I love singing; singing is my heart. Music, that’s the main thing in my life — music and volunteering, helping others.”
And Williams takes his love of music beyond his gospel group, serving as choir director at his church, Ebenezer M.B. Church, and for Shiloh Baptist Church, Mercy Seat Baptist Church and Mount Carmel Baptist.
“The first Sunday, I have Mercy Seat and my church, Ebenezer,” he said. “The second Sunday I go to my wife’s church in Port Gibson. The third Sunday at Shiloh, and fourth and fifth Sunday at Mount Carmel. I used to go to 4 or 5 churches every Sunday, but now I’ve stopped and go to 2 or 3.”
Much of Williams’ other volunteer efforts involve working with youth-oriented programs, like Vicksburg Family Development’s mentoring program, where he works with boys in elementary and high school.
“Joseph Johnson asked me to be a mentor, and I’ve been there (at Family Development) since 1994,” he said. “We meet with boys age 10 to 18 we work with them on personal hygiene, learning about life and prepare them for the future. We help them with schoolwork, play sports, we get to do a lot of different things.”

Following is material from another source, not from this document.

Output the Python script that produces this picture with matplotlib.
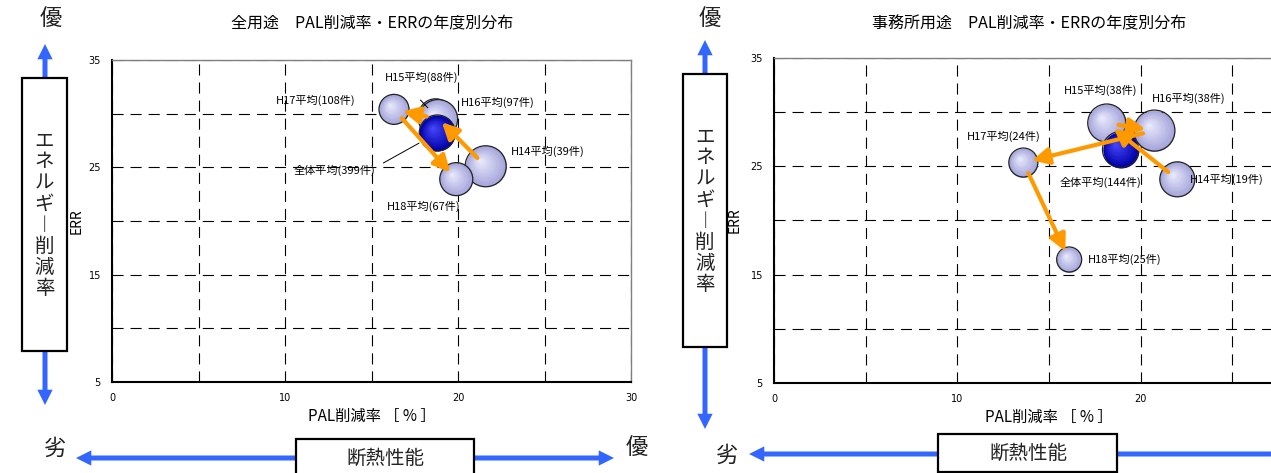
import numpy as np
import matplotlib.pyplot as plt
from matplotlib.patches import Rectangle, FancyArrowPatch
from matplotlib.transforms import ScaledTranslation
from matplotlib.colors import to_rgb

plt.rcParams['font.family'] = ['Noto Sans CJK JP', 'DejaVu Sans']
plt.rcParams['lines.scale_dashes'] = False

# --- data ---
years_all = ['H14平均(39件)', 'H15平均(88件)', 'H16平均(97件)', 'H17平均(108件)', 'H18平均(67件)']
pal_all = [21.6, 18.7, 18.85, 16.3, 19.9]
err_all = [25.1, 29.8, 29.5, 30.4, 23.9]
bub_all = [41, 34, 39, 30, 33]
total_all = ['全体平均(399件)', 18.8, 28.2, 36]

years_off = ['H14平均(19件)', 'H15平均(38件)', 'H16平均(38件)', 'H17平均(24件)', 'H18平均(25件)']
pal_off = [22.0, 18.15, 20.75, 13.6, 16.1]
err_off = [23.8, 29.0, 28.3, 25.35, 16.4]
bub_off = [35, 38, 41, 29, 25]
total_off = ['全体平均(144件)', 18.9, 26.55, 36]

W, H = 1271, 473
fig = plt.figure(figsize=(W / 100, H / 100), dpi=100)
PX = 0.72  # px -> pt


def fx(x):
    return x / W


def fy(y):
    return 1 - y / H


def bubble(ax, x, y, d, base, hi, z):
    dpt = d * PX
    base = np.array(to_rgb(base))
    hi = np.array(to_rgb(hi))
    ax.scatter([x], [y], s=dpt ** 2, color=base, linewidths=0, zorder=z)
    n = 16
    for i in range(1, n):
        f = 1 - i / n
        c = base * f + hi * (1 - f)
        off = (1 - f) * dpt * 0.15
        tr = ax.transData + ScaledTranslation(-off / 72, off / 72, fig.dpi_scale_trans)
        ax.scatter([x], [y], s=(dpt * f) ** 2, color=c, linewidths=0, zorder=z, transform=tr)
    ax.scatter([x], [y], s=dpt ** 2, facecolors='none', edgecolors='#222222', linewidths=0.9, zorder=z)


def trail(ax, xs, ys):
    for i in range(len(xs) - 1):
        p0 = ax.transData.transform((xs[i], ys[i]))
        p1 = ax.transData.transform((xs[i + 1], ys[i + 1]))
        if np.hypot(*(p1 - p0)) < 25:
            continue
        ax.annotate('', xy=(xs[i + 1], ys[i + 1]), xytext=(xs[i], ys[i]), zorder=8,
                    arrowprops=dict(arrowstyle='-|>,head_length=0.5,head_width=0.25',
                                    color='#ff9900', lw=3, shrinkA=8.5, shrinkB=6.5,
                                    mutation_scale=20))


def setup(ax, title_x, title, xlabels, xlab_y):
    ax.set_xlim(0, 30)
    ax.set_ylim(5, 35)
    ax.set_xticks(range(0, 31, 5))
    ax.set_xticklabels(xlabels)
    ax.set_yticks(range(5, 36, 5))
    ax.set_yticklabels(['5', '', '15', '', '25', '', '35'])
    ax.tick_params(length=0, labelsize=7, pad=8)
    for lab in ax.get_xticklabels() + ax.get_yticklabels():
        lab.set_family(['Liberation Sans Narrow', 'DejaVu Sans'])
    ax.grid(True, color='black', lw=0.8, ls=(0, (8, 5)))
    ax.set_axisbelow(True)
    for s in ['left', 'bottom']:
        ax.spines[s].set_linewidth(1.5)
        ax.spines[s].set_color('black')
    for s in ['top', 'right']:
        ax.spines[s].set_linewidth(1.0)
        ax.spines[s].set_color('#808080')
    ax.set_xlabel('PAL削減率 ［ % ］', fontsize=11)
    ax.xaxis.set_label_coords(0.5, xlab_y)
    ax.set_ylabel('ERR', fontsize=10)
    fig.text(fx(title_x), fy(24), title, fontsize=11.5, ha='center', va='center')


def panel(ax, years, pal, err, bub, total, order, lab_off, lab_ha, leaders):
    for k, i in enumerate(order):
        if i == 'T':
            bubble(ax, total[1], total[2], total[3], '#0000a8', '#4a4aff', 3 + k * 0.1)
        else:
            bubble(ax, pal[i], err[i], bub[i], '#a4a4da', '#eeeeff', 3 + k * 0.1)
    trail(ax, pal, err)
    pts = [(pal[i], err[i]) for i in range(5)] + [(total[1], total[2])]
    names = years + [total[0]]
    for (x, y), nm, off, ha in zip(pts, names, lab_off, lab_ha):
        ax.annotate(nm, xy=(x, y), xytext=off, textcoords='offset points', fontsize=8,
                    ha=ha, va='center', zorder=9, annotation_clip=False)
    for i, start, sb in leaders:
        x, y = pts[i]
        ax.annotate('', xy=(x, y), xytext=start, textcoords='offset points', zorder=9,
                    arrowprops=dict(arrowstyle='-', color='black', lw=0.7, shrinkA=0, shrinkB=sb))


# left panel
ax1 = fig.add_axes([fx(112), fy(382), 519 / W, 322 / H])
setup(ax1, 372, '全用途　PAL削減率・ERRの年度別分布', ['0', '', '10', '', '20', '', '30'], -0.082)
ax1.yaxis.set_label_coords(-0.055, 0.5)
panel(ax1, years_all, pal_all, err_all, bub_all, total_all,
      [1, 2, 'T', 3, 0, 4],
      [(44.6, 10.6), (-9.7, 27.9), (42.7, 12.0), (-56.7, 6.5), (-23.3, -19.8), (-73.9, -26.6)],
      ['center'] * 6,
      [(1, (-10.9, 11.4), 8), (5, (-38.8, -21.6), 15)])

# right panel
ax2 = fig.add_axes([fx(774), fy(383), 550 / W, 325 / H])
setup(ax2, 1029, '事務所用途　PAL削減率・ERRの年度別分布', ['0', '', '10', '', '20', '', ''], -0.081)
ax2.yaxis.set_label_coords(-0.058, 0.5)
panel(ax2, years_off, pal_off, err_off, bub_off, total_off,
      [1, 'T', 2, 3, 0, 4],
      [(9.3, 0), (-4.3, 23.3), (24.7, 23.2), (-14.2, 18.7), (13.5, 0), (-14.5, -23.7)],
      ['left', 'center', 'center', 'center', 'left', 'center'],
      [])

# decorations: arrows, boxes and words around the charts
blue = '#3366ff'


def big_arrow(x0, y0, x1, y1):
    fig.add_artist(FancyArrowPatch((fx(x0), fy(y0)), (fx(x1), fy(y1)), transform=fig.transFigure,
                                   arrowstyle='simple,head_length=11,head_width=11,tail_width=3.6',
                                   mutation_scale=1, color=blue, lw=0, shrinkA=0, shrinkB=0))


def box(x0, y0, x1, y1):
    fig.add_artist(Rectangle((fx(x0), fy(y1)), (x1 - x0) / W, (y1 - y0) / H, transform=fig.transFigure,
                             facecolor='white', edgecolor='black', lw=1.6))


vert = '\n'.join(['エ', 'ネ', 'ル', 'ギ', '︱', '削', '減', '率'])
for bx0, bx1, by0, by1, ax_ in [(22, 67, 78, 351, 45), (683, 727, 74, 347, 705)]:
    big_arrow(ax_, by0, ax_, by0 - 34)
    big_arrow(ax_, by1, ax_, by1 + (54 if ax_ < 100 else 82))
    box(bx0, by0, bx1, by1)
    fig.text(fx((bx0 + bx1) / 2), fy((by0 + by1) / 2), vert, fontsize=14, ha='center', va='center',
             color='#222222', linespacing=1.0)

big_arrow(296, 458, 76, 458)
big_arrow(474, 458, 614, 458)
box(296, 439, 474, 480)
fig.text(fx(385), fy(458), '断熱性能', fontsize=14, ha='center', va='center', color='#222222')

big_arrow(938, 454, 749, 454)
big_arrow(1117, 454, 1320, 454)
box(938, 434, 1117, 472)
fig.text(fx(1028), fy(453), '断熱性能', fontsize=14, ha='center', va='center', color='#222222')

for x, y, t in [(51, 18, '優'), (55, 448, '劣'), (637, 447, '優'), (710, 18, '優'), (727, 455, '劣')]:
    fig.text(fx(x), fy(y), t, fontsize=16, ha='center', va='center', color='#222222')

fig.savefig('out.png', dpi=100)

His work with the Vicksburg Junior High School PTO is an extension of his experience when his children attended the school. “All of my kids are grown,” he said.
Williams said non-parent members fit in the organization well, “Because they’ve been through what the parents are going through now, so we can tell what to expect and what not to expect. We have about 15-16 active parents who participate.”
He said he serves in the YMCA basketball program for children 8 through 13 primarily as a referee.
“It’s very easy, because I teach the kids,” he said. “If they make mistake, I give them a second chance, because they’re at the age they’re trying to learn (the game).”
Williams’ work with the Riverfest board involves handling security for the annual art and music festival and handling the “Gospelfest” portion of the two-day event.
Williams credits his wife, Esther, with helping him in his activities.
“I thank God for her, because I know she’ll stand behind me; she just let’s me do it,” he said, adding there are times when she asks him when he’s going to slow down.
Despite his full plate of activities, he said, he is able to have time for himself “because I don’t schedule everything at the same time. Most of my activities are during the day or evenings or weekends.
“I love doing it all,” he said. As long as I’m helping somebody, I’m satisfied, because I know somebody has to do it. A willing, able bodied person should do all they can to make things better for other people.”
And his favorite volunteer experiences involve music.
“I just love music. Anything that comes from my heart and reaches somebody else’s heart, that makes me feel good. Especially when we go to a convalescent home (and) the patients and the residents really get involved. That’s what I like, and I do it in a way that you can’t help but get involved.”